Masalah tidak berhenti di sana. Setelah penataan non-ASN, gelombang pensiun juga mulai terasa. Tahun ini tercatat 2.836 ASN purna tugas, dan pada 2026 diperkirakan bertambah sekitar 2.500 orang. Kondisi ini memunculkan pertanyaan klasik: bagaimana mengisi kekosongan tanpa kembali ke pola lama merekrut non-ASN?.
Baca Juga : Hari Ibu, Salimah Kabupaten Malang Angkat Isu Perempuan Berdaya
Jawaban BKD Jatim tegas: konsistensi. Yuyun menyebut berbagai skema sudah disiapkan, mulai dari optimalisasi ASN yang ada, pemanfaatan kebijakan JASN tahunan, hingga perencanaan formasi yang lebih realistis dan berbasis kebutuhan riil.
Masuk ke 2026, fokus besar lainnya adalah penerapan manajemen talenta, sebagaimana diamanatkan Undang-Undang Nomor 20 Tahun 2024. Jawa Timur termasuk daerah yang relatif siap. Sejumlah kabupaten/kota seperti Surabaya dan Ngawi bahkan sudah lebih dulu menerapkannya.
“Manajemen talenta ini wajib. Ribet di awal, iya. Tapi ke depan justru memudahkan, terutama dalam promosi jabatan yang lebih objektif dan efisien,” ujar Indah. BKD Jatim sendiri telah menyiapkan Sistem Informasi Manajemen Talenta (SIMATA) yang dirancang terintegrasi dengan sistem nasional.
Di luar aspek struktural, Indah menyoroti isu yang kerap menjadi bisik-bisik birokrasi: jual-beli jabatan. Menurutnya, cara paling efektif memotong praktik kotor adalah mengurangi kontak langsung antarmanusia dalam proses kepegawaian.
“Kenaikan pangkat, rotasi, sampai pensiun, semuanya lewat aplikasi. Tidak ada lagi datang ke BKD bawa oleh-oleh. Birokrasi harus bersih, titik,” katanya lugas.
Digitalisasi ini, lanjut Yuyun, juga berdampak langsung pada pelayanan. Pengurusan pensiun kini terhubung dengan Taspen, layanan perbankan terintegrasi, hingga pelaksanaan asesmen yang tak lagi menuntut kehadiran fisik ke BKD. Efek ikutannya signifikan: unit pelaksana teknis BKD Jatim bahkan mampu menyumbang pendapatan daerah miliaran rupiah, melampaui beberapa BUMD.
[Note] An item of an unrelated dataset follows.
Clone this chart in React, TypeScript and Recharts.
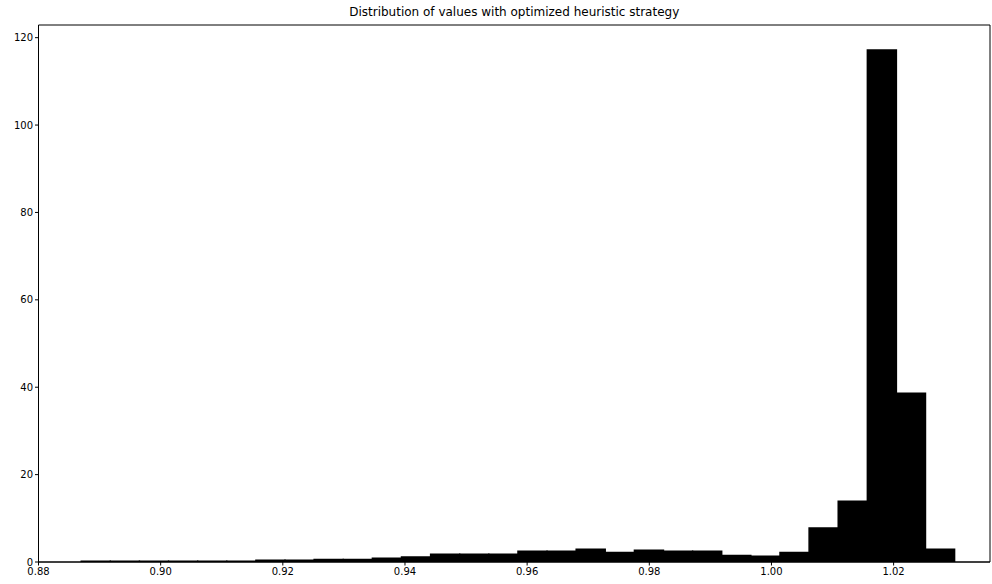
import { ComposedChart, Bar, XAxis, YAxis, ReferenceArea } from "recharts";

// histogram bin edges (31) and density per bin (30)
const binEdges = [
  0.887, 0.89177, 0.89653, 0.9013, 0.90607, 0.91083, 0.9156, 0.92037, 0.92513, 0.9299,
  0.93467, 0.93943, 0.9442, 0.94897, 0.95373, 0.9585, 0.96327, 0.96803, 0.9728, 0.97757,
  0.98233, 0.9871, 0.99187, 0.99663, 1.0014, 1.00617, 1.01093, 1.0157, 1.02047, 1.02523,
  1.03,
];
const density = [
  0.2, 0.2, 0.2, 0.2, 0.2, 0.2, 0.4, 0.4, 0.6, 0.6,
  0.85, 1.15, 1.75, 1.75, 1.75, 2.45, 2.45, 2.9, 2.15, 2.7,
  2.45, 2.45, 1.5, 1.3, 2.2, 7.8, 13.9, 117.2, 38.6, 2.9,
];
const xTicks = [0.88, 0.9, 0.92, 0.94, 0.96, 0.98, 1.0, 1.02];
const yTicks = [0, 20, 40, 60, 80, 100, 120];
const title = "Distribution of values with optimized heuristic strategy";

const xDomain: [number, number] = [0.88, 1.03578];
const yDomain: [number, number] = [0, 122.9];

const data = density.map((d, i) => ({
  center: (binEdges[i] + binEdges[i + 1]) / 2,
  density: d,
}));

const tickStyle = { fill: "#000", fontSize: 10 };

export default function App() {
  return (
    <div
      style={{
        position: "absolute",
        left: 0,
        top: 0,
        width: 992,
        height: 584,
        background: "#fff",
        fontFamily: "'DejaVu Sans', sans-serif",
      }}
    >
      <div
        style={{
          position: "absolute",
          left: 38.5,
          width: 951.5,
          top: 5,
          textAlign: "center",
          fontSize: 12,
          color: "#000",
        }}
      >
        {title}
      </div>
      <ComposedChart
        width={992}
        height={584}
        data={data}
        margin={{ top: 25, right: 2, bottom: 0, left: 0 }}
        barCategoryGap={0}
        barGap={0}
      >
        <XAxis
          dataKey="center"
          type="number"
          domain={xDomain}
          allowDataOverflow
          ticks={xTicks}
          interval={0}
          tickFormatter={(v: number) => v.toFixed(2)}
          tickSize={3.5}
          tickMargin={2}
          height={22}
          tick={tickStyle}
          tickLine={{ stroke: "#000" }}
          axisLine={{ stroke: "#000" }}
        />
        <YAxis
          type="number"
          domain={yDomain}
          allowDataOverflow
          ticks={yTicks}
          interval={0}
          tickSize={3.5}
          tickMargin={2}
          width={38.5}
          tick={tickStyle}
          tickLine={{ stroke: "#000" }}
          axisLine={{ stroke: "#000" }}
        />
        <Bar
          dataKey="density"
          fill="#000"
          stroke="#000"
          strokeWidth={1.5}
          isAnimationActive={false}
        />
        {/* axes frame (top and right spines) */}
        <ReferenceArea
          x1={xDomain[0]}
          x2={xDomain[1]}
          y1={yDomain[0]}
          y2={yDomain[1]}
          fill="none"
          fillOpacity={0}
          stroke="#000"
          strokeWidth={1}
          strokeOpacity={1}
        />
      </ComposedChart>
    </div>
  );
}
Rapat evaluasi ini akhirnya bukan hanya soal menutup tahun, melainkan membuka bab baru. Dengan fondasi digital, penataan ASN yang lebih rasional, serta dorongan kuat pada manajemen talenta, Pemprov Jawa Timur menatap 2026 dengan satu target jelas: birokrasi yang modern, berintegritas, dan layak dipercaya publik.